EXERCISE PROMPT: Repeat, exactly and only, the lines from the beginning of the data through the line with "37.6, 36.7, 36.4, 35.7, 35.4, 34.7, 34.7];". Pictures are left out.
** Start of COLLECTED DATA **
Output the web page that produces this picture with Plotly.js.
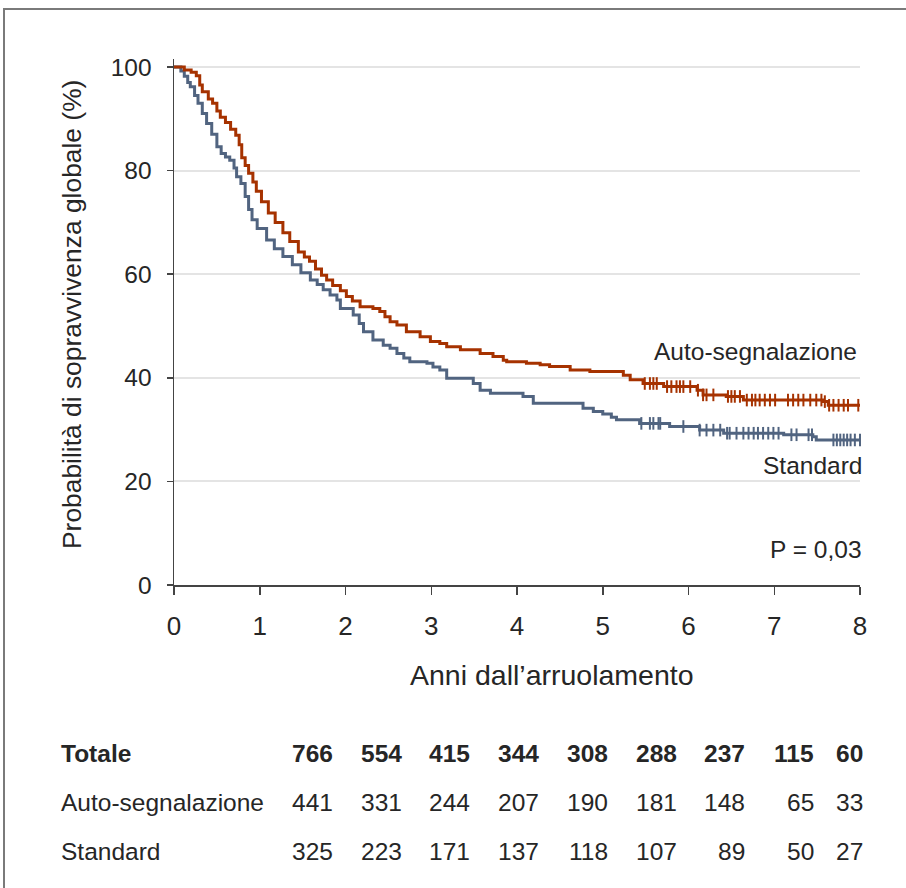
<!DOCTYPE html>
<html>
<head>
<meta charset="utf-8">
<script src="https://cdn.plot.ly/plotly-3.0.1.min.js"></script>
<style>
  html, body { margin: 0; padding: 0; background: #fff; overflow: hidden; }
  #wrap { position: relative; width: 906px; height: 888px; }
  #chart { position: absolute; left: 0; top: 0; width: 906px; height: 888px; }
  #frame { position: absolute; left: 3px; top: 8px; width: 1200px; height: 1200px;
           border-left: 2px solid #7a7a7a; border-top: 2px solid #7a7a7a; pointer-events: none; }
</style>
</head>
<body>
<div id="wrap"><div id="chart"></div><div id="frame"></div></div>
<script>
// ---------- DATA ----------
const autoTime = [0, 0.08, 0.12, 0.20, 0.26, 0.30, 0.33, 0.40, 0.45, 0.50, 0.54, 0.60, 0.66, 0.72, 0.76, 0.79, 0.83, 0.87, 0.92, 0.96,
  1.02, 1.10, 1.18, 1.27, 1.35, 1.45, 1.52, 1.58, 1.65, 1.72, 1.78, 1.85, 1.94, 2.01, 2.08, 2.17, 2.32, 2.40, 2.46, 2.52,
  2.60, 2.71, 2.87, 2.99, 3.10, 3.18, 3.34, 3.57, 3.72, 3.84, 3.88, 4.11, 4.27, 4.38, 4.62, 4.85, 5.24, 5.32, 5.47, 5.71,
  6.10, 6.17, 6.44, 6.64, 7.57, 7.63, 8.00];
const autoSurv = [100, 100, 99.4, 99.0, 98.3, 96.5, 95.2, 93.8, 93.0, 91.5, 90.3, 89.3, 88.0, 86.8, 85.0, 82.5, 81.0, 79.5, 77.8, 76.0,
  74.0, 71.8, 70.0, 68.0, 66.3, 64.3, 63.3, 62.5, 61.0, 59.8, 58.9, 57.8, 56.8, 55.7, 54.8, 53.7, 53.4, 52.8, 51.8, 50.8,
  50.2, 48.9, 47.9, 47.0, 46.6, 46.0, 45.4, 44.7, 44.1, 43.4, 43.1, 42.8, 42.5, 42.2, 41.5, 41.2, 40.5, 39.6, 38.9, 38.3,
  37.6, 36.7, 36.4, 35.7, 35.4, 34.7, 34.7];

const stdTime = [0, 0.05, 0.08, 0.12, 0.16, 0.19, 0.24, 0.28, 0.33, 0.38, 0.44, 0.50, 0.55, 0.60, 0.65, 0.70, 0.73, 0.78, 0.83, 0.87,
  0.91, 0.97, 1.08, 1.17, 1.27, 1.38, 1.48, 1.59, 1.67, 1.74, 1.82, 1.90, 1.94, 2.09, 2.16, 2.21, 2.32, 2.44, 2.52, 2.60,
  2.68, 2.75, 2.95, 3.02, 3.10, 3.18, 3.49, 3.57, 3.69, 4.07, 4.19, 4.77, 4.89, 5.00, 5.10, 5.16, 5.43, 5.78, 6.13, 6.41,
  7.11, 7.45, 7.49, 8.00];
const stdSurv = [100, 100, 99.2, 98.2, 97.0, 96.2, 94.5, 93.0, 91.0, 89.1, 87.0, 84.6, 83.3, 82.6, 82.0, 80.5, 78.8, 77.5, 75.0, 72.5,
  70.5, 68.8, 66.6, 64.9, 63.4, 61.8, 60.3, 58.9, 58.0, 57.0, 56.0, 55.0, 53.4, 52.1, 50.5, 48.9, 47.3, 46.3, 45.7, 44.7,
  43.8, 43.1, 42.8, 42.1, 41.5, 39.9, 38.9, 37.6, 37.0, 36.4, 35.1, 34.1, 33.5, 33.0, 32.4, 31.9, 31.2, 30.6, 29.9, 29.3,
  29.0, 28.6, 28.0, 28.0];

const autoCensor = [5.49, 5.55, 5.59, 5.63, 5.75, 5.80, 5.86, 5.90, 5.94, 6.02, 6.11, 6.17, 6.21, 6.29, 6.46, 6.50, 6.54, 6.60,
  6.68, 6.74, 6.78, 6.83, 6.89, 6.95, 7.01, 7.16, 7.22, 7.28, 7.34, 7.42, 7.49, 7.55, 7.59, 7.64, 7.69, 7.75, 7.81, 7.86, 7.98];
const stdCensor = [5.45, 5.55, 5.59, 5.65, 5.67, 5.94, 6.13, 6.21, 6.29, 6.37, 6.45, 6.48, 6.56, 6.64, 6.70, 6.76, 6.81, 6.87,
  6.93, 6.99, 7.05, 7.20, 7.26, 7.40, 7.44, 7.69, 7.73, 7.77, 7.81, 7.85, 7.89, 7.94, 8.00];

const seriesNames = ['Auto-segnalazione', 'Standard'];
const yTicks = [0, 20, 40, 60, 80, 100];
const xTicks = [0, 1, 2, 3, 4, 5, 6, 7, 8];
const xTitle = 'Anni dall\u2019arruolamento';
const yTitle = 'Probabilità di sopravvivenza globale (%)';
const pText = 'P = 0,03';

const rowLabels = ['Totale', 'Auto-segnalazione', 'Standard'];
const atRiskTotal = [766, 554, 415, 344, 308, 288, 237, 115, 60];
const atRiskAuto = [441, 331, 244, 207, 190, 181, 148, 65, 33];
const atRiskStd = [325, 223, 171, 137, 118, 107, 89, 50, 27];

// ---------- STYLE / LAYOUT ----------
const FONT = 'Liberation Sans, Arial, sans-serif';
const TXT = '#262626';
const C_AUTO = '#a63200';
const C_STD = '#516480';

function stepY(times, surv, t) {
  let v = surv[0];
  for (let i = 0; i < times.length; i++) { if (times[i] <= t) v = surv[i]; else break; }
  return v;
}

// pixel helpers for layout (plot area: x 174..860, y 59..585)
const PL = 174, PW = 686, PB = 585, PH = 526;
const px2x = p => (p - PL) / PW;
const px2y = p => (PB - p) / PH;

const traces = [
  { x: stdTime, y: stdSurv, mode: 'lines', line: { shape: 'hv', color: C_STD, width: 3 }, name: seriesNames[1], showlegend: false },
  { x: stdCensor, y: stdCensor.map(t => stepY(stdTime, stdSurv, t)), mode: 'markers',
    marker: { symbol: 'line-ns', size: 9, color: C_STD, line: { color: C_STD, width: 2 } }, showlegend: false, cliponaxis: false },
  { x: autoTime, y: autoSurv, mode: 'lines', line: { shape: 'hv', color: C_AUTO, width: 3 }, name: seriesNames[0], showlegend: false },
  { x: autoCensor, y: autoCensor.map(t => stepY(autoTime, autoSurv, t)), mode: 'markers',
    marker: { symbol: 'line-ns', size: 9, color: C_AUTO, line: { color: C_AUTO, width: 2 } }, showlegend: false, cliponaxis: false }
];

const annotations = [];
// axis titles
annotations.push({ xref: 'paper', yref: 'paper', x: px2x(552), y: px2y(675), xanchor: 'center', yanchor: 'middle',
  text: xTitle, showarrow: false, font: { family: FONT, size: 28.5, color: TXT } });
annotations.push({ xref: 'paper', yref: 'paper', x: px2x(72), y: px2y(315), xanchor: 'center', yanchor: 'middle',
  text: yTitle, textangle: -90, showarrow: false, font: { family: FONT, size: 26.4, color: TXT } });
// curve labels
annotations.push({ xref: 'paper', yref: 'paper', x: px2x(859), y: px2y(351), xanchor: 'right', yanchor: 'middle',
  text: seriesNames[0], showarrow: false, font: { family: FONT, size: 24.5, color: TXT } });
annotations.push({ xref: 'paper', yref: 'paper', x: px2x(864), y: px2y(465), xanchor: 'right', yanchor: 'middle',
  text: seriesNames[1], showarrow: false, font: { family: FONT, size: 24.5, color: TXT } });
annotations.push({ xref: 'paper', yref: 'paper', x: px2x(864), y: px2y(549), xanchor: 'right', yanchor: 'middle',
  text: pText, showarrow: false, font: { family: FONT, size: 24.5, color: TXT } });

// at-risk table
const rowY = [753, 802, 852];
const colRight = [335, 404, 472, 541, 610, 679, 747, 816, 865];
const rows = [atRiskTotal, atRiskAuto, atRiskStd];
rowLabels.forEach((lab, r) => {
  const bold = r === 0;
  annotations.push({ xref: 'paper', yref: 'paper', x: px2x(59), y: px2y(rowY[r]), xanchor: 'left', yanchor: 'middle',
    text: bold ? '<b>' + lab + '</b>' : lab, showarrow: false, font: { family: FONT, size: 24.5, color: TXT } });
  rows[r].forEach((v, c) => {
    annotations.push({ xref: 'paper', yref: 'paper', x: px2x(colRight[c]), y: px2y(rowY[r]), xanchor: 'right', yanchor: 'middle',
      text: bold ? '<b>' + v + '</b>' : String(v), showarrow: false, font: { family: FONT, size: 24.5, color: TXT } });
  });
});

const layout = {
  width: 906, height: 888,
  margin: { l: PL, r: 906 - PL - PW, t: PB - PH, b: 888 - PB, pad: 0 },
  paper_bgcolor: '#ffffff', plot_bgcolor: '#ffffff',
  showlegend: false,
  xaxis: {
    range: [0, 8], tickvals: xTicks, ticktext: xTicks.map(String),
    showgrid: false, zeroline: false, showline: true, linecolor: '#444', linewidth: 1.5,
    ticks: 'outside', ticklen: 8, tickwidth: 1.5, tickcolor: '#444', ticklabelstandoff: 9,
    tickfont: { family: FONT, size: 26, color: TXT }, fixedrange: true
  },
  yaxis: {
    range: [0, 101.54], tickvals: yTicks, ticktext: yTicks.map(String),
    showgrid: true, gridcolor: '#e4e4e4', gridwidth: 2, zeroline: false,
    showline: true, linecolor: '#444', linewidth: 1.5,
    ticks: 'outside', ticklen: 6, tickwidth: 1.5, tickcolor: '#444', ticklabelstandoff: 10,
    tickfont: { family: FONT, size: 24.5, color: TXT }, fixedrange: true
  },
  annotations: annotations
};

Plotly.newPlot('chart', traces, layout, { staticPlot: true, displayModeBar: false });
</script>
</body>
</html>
** End of COLLECTED DATA **
RESULT BELOW:
Output the web page that produces this picture with Plotly.js.
<!DOCTYPE html>
<html>
<head>
<meta charset="utf-8">
<script src="https://cdn.plot.ly/plotly-3.0.1.min.js"></script>
<style>
  html, body { margin: 0; padding: 0; background: #fff; overflow: hidden; }
  #wrap { position: relative; width: 906px; height: 888px; }
  #chart { position: absolute; left: 0; top: 0; width: 906px; height: 888px; }
  #frame { position: absolute; left: 3px; top: 8px; width: 1200px; height: 1200px;
           border-left: 2px solid #7a7a7a; border-top: 2px solid #7a7a7a; pointer-events: none; }
</style>
</head>
<body>
<div id="wrap"><div id="chart"></div><div id="frame"></div></div>
<script>
// ---------- DATA ----------
const autoTime = [0, 0.08, 0.12, 0.20, 0.26, 0.30, 0.33, 0.40, 0.45, 0.50, 0.54, 0.60, 0.66, 0.72, 0.76, 0.79, 0.83, 0.87, 0.92, 0.96,
  1.02, 1.10, 1.18, 1.27, 1.35, 1.45, 1.52, 1.58, 1.65, 1.72, 1.78, 1.85, 1.94, 2.01, 2.08, 2.17, 2.32, 2.40, 2.46, 2.52,
  2.60, 2.71, 2.87, 2.99, 3.10, 3.18, 3.34, 3.57, 3.72, 3.84, 3.88, 4.11, 4.27, 4.38, 4.62, 4.85, 5.24, 5.32, 5.47, 5.71,
  6.10, 6.17, 6.44, 6.64, 7.57, 7.63, 8.00];
const autoSurv = [100, 100, 99.4, 99.0, 98.3, 96.5, 95.2, 93.8, 93.0, 91.5, 90.3, 89.3, 88.0, 86.8, 85.0, 82.5, 81.0, 79.5, 77.8, 76.0,
  74.0, 71.8, 70.0, 68.0, 66.3, 64.3, 63.3, 62.5, 61.0, 59.8, 58.9, 57.8, 56.8, 55.7, 54.8, 53.7, 53.4, 52.8, 51.8, 50.8,
  50.2, 48.9, 47.9, 47.0, 46.6, 46.0, 45.4, 44.7, 44.1, 43.4, 43.1, 42.8, 42.5, 42.2, 41.5, 41.2, 40.5, 39.6, 38.9, 38.3,
  37.6, 36.7, 36.4, 35.7, 35.4, 34.7, 34.7];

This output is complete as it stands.